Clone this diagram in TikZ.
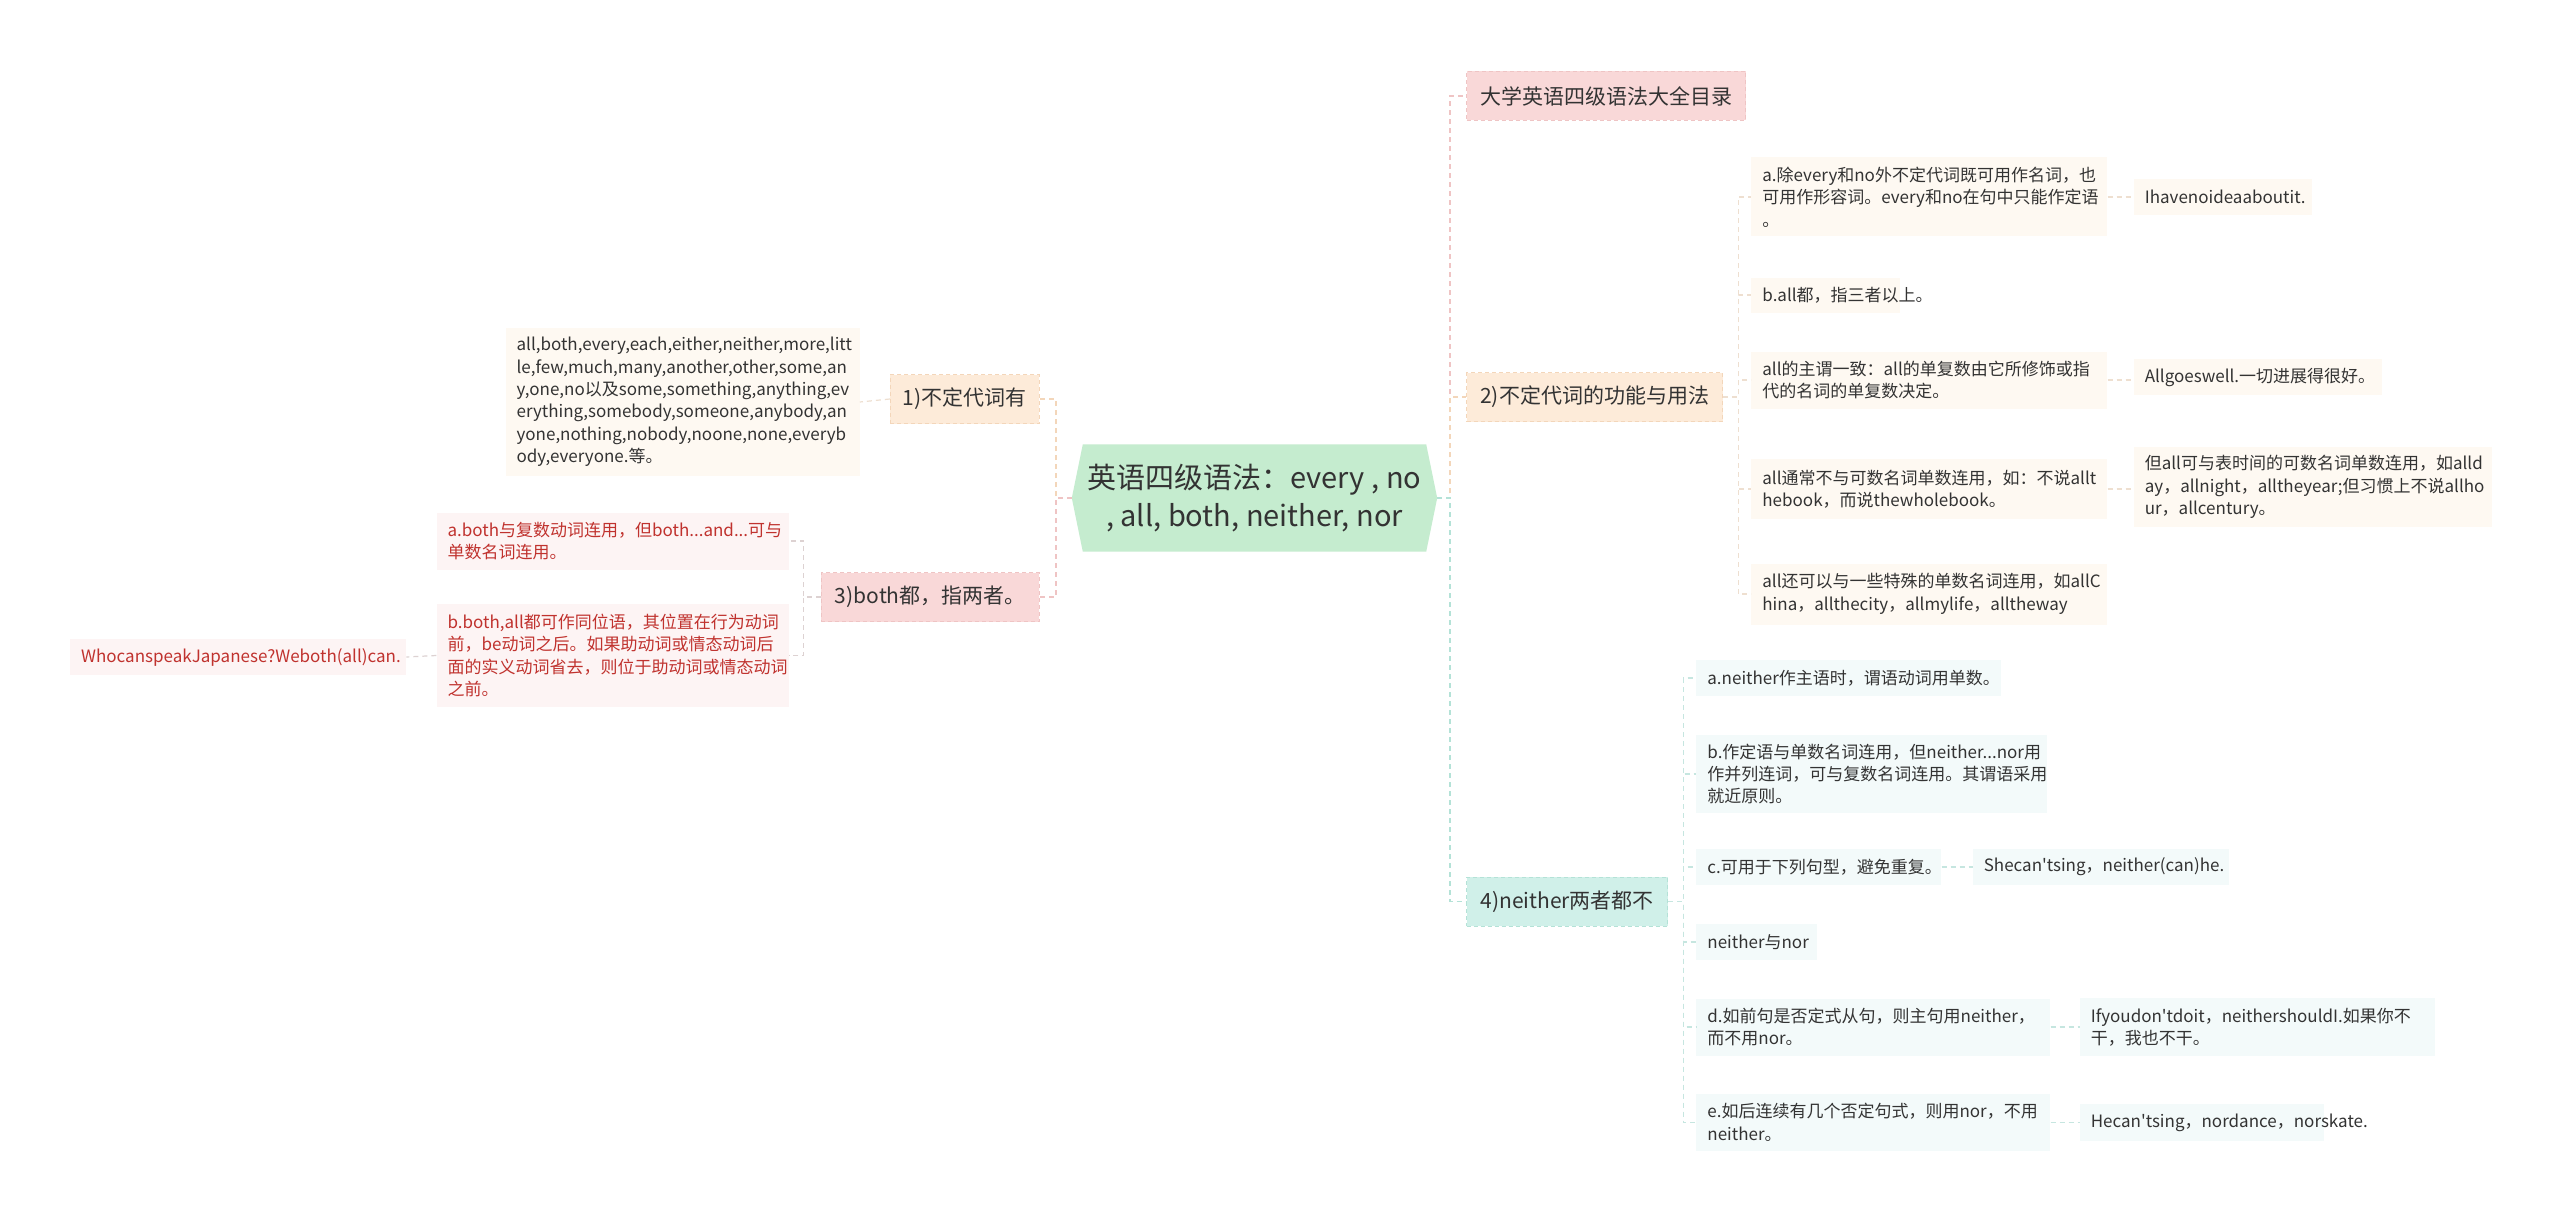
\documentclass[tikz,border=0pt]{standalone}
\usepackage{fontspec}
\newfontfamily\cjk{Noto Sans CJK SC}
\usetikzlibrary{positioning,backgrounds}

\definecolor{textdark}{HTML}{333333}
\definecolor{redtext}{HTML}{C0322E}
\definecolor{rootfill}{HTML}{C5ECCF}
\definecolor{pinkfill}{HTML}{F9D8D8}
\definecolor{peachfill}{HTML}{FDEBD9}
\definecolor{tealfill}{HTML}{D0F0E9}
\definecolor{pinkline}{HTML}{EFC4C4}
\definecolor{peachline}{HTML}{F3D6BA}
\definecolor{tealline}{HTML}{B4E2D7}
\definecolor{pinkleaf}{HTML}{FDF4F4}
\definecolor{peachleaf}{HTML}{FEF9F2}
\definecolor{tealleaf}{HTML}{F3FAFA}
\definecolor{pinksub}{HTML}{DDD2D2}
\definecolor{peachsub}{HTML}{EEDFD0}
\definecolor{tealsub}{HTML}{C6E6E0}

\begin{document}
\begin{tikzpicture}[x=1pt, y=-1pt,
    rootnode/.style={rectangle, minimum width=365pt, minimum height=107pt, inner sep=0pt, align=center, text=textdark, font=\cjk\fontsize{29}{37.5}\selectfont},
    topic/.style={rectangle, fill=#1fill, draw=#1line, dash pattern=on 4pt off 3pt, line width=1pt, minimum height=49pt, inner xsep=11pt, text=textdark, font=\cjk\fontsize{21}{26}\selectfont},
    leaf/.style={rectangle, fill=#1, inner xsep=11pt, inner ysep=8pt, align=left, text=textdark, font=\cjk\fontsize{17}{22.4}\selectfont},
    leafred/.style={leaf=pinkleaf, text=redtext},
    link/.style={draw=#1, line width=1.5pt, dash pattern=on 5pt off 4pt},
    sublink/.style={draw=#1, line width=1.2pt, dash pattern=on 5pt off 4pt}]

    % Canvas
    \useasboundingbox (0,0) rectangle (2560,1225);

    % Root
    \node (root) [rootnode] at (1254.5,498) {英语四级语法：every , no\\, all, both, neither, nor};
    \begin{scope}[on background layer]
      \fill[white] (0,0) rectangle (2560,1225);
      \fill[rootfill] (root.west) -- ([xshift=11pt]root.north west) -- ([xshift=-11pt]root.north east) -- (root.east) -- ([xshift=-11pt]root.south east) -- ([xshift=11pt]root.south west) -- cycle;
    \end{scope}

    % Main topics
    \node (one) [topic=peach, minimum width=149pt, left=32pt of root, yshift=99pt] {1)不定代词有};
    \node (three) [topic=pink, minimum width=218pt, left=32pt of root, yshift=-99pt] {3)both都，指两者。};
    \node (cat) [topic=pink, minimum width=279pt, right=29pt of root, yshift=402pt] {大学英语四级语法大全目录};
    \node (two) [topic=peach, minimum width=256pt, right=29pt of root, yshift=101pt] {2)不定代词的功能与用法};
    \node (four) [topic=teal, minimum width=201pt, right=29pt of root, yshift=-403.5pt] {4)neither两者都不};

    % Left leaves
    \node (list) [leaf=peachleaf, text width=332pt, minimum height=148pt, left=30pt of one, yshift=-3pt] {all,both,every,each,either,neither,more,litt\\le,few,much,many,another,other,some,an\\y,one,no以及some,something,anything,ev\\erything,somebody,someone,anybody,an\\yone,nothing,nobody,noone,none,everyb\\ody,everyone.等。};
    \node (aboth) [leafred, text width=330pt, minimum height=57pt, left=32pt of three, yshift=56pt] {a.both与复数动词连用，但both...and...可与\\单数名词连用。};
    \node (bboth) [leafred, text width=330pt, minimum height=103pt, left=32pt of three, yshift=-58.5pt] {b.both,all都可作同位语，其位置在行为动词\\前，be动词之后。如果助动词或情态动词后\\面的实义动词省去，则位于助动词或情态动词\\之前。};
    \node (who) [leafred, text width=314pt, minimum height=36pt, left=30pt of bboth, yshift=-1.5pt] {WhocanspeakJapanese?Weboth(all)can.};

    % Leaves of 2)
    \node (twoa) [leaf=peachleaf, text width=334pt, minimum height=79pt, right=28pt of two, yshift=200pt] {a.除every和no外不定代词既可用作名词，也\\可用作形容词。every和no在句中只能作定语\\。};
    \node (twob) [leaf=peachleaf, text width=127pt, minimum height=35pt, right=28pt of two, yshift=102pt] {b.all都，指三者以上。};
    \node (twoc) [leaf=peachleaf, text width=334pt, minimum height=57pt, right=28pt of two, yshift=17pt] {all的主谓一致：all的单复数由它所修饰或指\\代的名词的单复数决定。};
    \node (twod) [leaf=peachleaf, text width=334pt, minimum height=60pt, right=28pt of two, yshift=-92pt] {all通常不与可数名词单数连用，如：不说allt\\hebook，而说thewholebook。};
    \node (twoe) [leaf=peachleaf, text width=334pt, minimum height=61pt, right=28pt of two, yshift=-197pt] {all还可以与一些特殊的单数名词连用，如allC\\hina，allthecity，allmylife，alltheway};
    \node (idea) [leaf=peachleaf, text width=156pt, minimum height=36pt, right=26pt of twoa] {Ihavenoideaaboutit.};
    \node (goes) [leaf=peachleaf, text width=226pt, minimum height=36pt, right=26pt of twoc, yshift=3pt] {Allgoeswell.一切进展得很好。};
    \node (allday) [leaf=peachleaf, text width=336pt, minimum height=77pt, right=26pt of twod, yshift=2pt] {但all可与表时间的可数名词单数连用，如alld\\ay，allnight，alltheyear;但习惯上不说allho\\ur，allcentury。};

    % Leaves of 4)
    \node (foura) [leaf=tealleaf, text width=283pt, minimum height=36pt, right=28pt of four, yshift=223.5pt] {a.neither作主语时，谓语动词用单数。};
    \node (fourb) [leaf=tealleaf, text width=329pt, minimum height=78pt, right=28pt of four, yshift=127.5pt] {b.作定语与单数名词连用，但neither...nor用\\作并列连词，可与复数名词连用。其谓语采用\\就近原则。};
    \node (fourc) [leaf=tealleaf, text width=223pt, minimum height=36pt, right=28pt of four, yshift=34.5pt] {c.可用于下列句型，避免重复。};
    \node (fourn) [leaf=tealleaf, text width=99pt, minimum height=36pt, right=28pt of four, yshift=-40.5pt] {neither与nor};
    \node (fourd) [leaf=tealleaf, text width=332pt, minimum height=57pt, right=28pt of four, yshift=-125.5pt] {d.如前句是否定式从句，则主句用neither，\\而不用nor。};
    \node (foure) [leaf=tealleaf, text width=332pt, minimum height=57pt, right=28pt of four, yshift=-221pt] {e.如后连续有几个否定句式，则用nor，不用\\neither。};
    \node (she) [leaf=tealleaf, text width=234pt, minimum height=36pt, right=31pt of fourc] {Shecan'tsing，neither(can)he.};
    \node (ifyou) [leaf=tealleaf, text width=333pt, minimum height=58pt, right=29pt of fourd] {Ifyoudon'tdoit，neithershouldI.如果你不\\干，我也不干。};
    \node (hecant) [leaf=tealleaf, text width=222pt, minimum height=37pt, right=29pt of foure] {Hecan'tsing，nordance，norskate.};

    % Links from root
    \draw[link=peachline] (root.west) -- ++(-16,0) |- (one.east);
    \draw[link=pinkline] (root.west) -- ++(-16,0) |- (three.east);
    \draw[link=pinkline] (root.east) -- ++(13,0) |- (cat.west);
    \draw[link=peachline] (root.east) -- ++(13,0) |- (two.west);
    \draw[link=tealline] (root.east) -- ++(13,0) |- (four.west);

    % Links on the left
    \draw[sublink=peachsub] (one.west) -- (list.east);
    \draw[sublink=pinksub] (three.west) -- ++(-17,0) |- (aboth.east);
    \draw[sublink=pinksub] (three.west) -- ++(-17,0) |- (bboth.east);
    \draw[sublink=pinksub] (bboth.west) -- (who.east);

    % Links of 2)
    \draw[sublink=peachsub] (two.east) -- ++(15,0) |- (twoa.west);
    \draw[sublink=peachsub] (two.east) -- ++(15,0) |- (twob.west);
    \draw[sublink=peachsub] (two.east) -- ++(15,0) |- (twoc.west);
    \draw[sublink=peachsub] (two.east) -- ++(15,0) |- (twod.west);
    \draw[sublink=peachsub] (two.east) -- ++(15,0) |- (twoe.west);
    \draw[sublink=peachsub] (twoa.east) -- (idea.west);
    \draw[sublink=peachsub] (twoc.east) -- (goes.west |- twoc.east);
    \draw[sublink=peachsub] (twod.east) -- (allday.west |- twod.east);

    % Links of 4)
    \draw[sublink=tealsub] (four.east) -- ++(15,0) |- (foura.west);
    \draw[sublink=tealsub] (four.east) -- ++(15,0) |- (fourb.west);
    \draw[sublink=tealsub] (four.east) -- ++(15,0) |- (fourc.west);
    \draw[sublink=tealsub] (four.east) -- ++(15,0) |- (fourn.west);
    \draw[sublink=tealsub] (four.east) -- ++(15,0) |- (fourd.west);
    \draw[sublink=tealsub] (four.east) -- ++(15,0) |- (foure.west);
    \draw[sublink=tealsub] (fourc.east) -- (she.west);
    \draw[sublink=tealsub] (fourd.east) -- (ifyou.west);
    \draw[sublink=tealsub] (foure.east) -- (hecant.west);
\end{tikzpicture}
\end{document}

::::::

▶ _WHAT YOU NEED TO DO_
Repeat the listing above exactly from its first line to the line containing "line width=1.2pt, dash", both included, and omit the pictures.

▶ _THE SOLUTION_
Clone this diagram in TikZ.
\documentclass[tikz,border=0pt]{standalone}
\usepackage{fontspec}
\newfontfamily\cjk{Noto Sans CJK SC}
\usetikzlibrary{positioning,backgrounds}

\definecolor{textdark}{HTML}{333333}
\definecolor{redtext}{HTML}{C0322E}
\definecolor{rootfill}{HTML}{C5ECCF}
\definecolor{pinkfill}{HTML}{F9D8D8}
\definecolor{peachfill}{HTML}{FDEBD9}
\definecolor{tealfill}{HTML}{D0F0E9}
\definecolor{pinkline}{HTML}{EFC4C4}
\definecolor{peachline}{HTML}{F3D6BA}
\definecolor{tealline}{HTML}{B4E2D7}
\definecolor{pinkleaf}{HTML}{FDF4F4}
\definecolor{peachleaf}{HTML}{FEF9F2}
\definecolor{tealleaf}{HTML}{F3FAFA}
\definecolor{pinksub}{HTML}{DDD2D2}
\definecolor{peachsub}{HTML}{EEDFD0}
\definecolor{tealsub}{HTML}{C6E6E0}

\begin{document}
\begin{tikzpicture}[x=1pt, y=-1pt,
    rootnode/.style={rectangle, minimum width=365pt, minimum height=107pt, inner sep=0pt, align=center, text=textdark, font=\cjk\fontsize{29}{37.5}\selectfont},
    topic/.style={rectangle, fill=#1fill, draw=#1line, dash pattern=on 4pt off 3pt, line width=1pt, minimum height=49pt, inner xsep=11pt, text=textdark, font=\cjk\fontsize{21}{26}\selectfont},
    leaf/.style={rectangle, fill=#1, inner xsep=11pt, inner ysep=8pt, align=left, text=textdark, font=\cjk\fontsize{17}{22.4}\selectfont},
    leafred/.style={leaf=pinkleaf, text=redtext},
    link/.style={draw=#1, line width=1.5pt, dash pattern=on 5pt off 4pt},
    sublink/.style={draw=#1, line width=1.2pt, dash pattern=on 5pt off 4pt}]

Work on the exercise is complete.